Senior Deputy Prosecutor James Smith wrote in a motion and order for dismissal, signed by a Clark County District Court judge, that the charges against William Donald “Billy” Wilson, 33, of Portland, should be dismissed without prejudice due to “the interest of justice and the complaining witness’ desire not to testify.”
Wilson originally faced two counts each of reckless endangerment and reckless driving in connection with an incident that happened after a rally organized by the far-right activist group Patriot Prayer near the Vancouver waterfront on Sept. 10, 2017.
Wilson — driving a lifted, black Chevrolet Silverado pickup adorned with two American flags — exchanged taunts with a crowd of protesters along Columbia Street, near the entrance to the Vancouver Convention Center, according to police reports, video of the event and multiple media outlets at the scene.
Wilson repeatedly sounded his truck’s horn, which played a strain of “Dixie,” and some protesters blocked and struck the vehicle, shouting at Wilson. One hit Wilson with a water bottle, chucked through his open driver’s-side window, as visible in video from the event. Wilson reversed his truck and fled as the crowd scattered.
Shortly after, Wilson turned back around to Sixth Street, where he stopped behind other vehicles waiting at a red light, heading east. Some in the crowd tossed rocks and water bottles at the pickup, according to witnesses, a reporter from The Columbian, other journalists at the scene and police reports.
Wilson then drove around three vehicles waiting in front of him and accelerated through the Washington Street light at Sixth Street. One woman, who was in the empty westbound lane photographing a motorcyclist stopped at the light, had to dive out of the pickup’s way, according to witnesses, video of the event and a freelance photographer there.
The state amended the charges against Wilson in August to two counts of reckless driving following more than a year of motions and hearings.
An attorney representing the photographer who allegedly dodged Wilson’s truck wrote in an email dated Sept. 16 that the woman would not voluntarily provide photos for trial or appear in court.

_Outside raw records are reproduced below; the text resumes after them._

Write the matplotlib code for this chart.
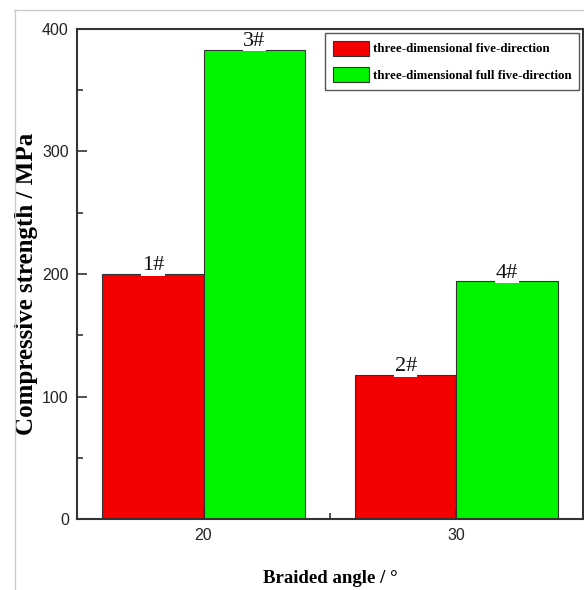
import numpy as np
import matplotlib
matplotlib.use("Agg")
import matplotlib.pyplot as plt
from matplotlib.lines import Line2D
from matplotlib.ticker import MultipleLocator, FixedLocator

# data
angles = ["20", "30"]
five_dir = [200, 117.5]
full_five_dir = [383, 194]
labels_five = ["1#", "2#"]
labels_full = ["3#", "4#"]
series_names = ["three-dimensional five-direction",
                "three-dimensional full five-direction"]

fig = plt.figure(figsize=(5.84, 5.90), dpi=100)
ax = fig.add_axes([0.132, 0.120, 0.866, 0.831])

x = np.arange(len(angles))
w = 0.4
b1 = ax.bar(x - w / 2, five_dir, w, color="#f40000", edgecolor="#333333",
            linewidth=0.8, label=series_names[0])
b2 = ax.bar(x + w / 2, full_five_dir, w, color="#00f400", edgecolor="#333333",
            linewidth=0.8, label=series_names[1])

for bars, labs in ((b1, labels_five), (b2, labels_full)):
    for r, t in zip(bars, labs):
        ax.text(r.get_x() + r.get_width() / 2, r.get_height() - 1, t,
                ha="center", va="bottom", family="Liberation Serif",
                fontsize=16, color="#111111",
                bbox=dict(facecolor="white", edgecolor="none", pad=0.3))

ax.set_xlim(-0.5, 1.5)
ax.set_ylim(0, 400)
ax.set_xticks(x)
ax.set_xticklabels(angles)
ax.xaxis.set_minor_locator(FixedLocator([0.5]))
ax.yaxis.set_major_locator(MultipleLocator(100))
ax.yaxis.set_minor_locator(MultipleLocator(50))
ax.tick_params(which="both", direction="in", top=False, right=False,
               labelsize=11.5, width=1.2, color="#333333", pad=6)
ax.tick_params(which="major", length=7)
ax.tick_params(which="minor", length=4)
for lab in ax.get_xticklabels() + ax.get_yticklabels():
    lab.set_family("Liberation Sans")
    lab.set_color("#222222")
for s in ax.spines.values():
    s.set_linewidth(1.5)
    s.set_color("#333333")

ax.set_xlabel("Braided angle / \u00b0", family="Liberation Serif",
              fontweight="bold", fontsize=13.5, labelpad=20)
ax.set_ylabel("Compressive strength / MPa", family="Liberation Serif",
              fontweight="bold", fontsize=18)
ax.yaxis.set_label_coords(-0.078, 0.48)

leg = ax.legend(loc="upper right", prop={"family": "Liberation Serif",
                                         "weight": "bold", "size": 9.3},
                fancybox=False, edgecolor="#555555", framealpha=1,
                borderaxespad=0.3, handlelength=2.8, handleheight=1.45,
                handletextpad=0.3, labelspacing=0.85, borderpad=0.6)
leg.get_frame().set_linewidth(1.0)

# page border of the screenshot
fig.add_artist(Line2D([14 / 584, 1], [1 - 10 / 590, 1 - 10 / 590],
                      transform=fig.transFigure, color="#cccccc", lw=1))
fig.add_artist(Line2D([15 / 584, 15 / 584], [0, 1 - 10 / 590],
                      transform=fig.transFigure, color="#cccccc", lw=1))

fig.savefig("out.png", dpi=100)
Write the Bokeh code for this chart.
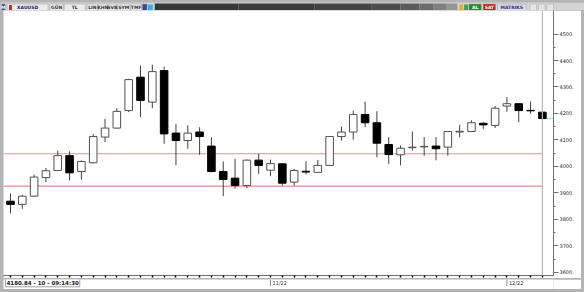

The woman “does not wish to be called as a witness or otherwise participate in these proceedings,” the email says.
Wilson’s attorney, Angus Lee, said the photographer’s desire not to testify amounts to nothing.
“Fortunately for Mr. Wilson, there were a lot of people taking video that day. And when you look at all of the video, not just what was released on social media by political partisans at the outset of the incident … it shows that he did what any reasonable and prudent person would do when attacked by a mob of people,” Lee said.
If the case had gone to trial, Lee said he intended to present 31 videos of the day in question. One such video showed Wilson’s truck was not as close to the photographer as claimed, he said. Further, the defense attorney said he would have argued that Wilson was acting in self-defense.
“We all have the right to defend ourselves, and one way that we do that is by fleeing those who mean to do us harm,” Lee said.
The Clark County Prosecuting Attorney’s Office did not immediately respond to a request for comment.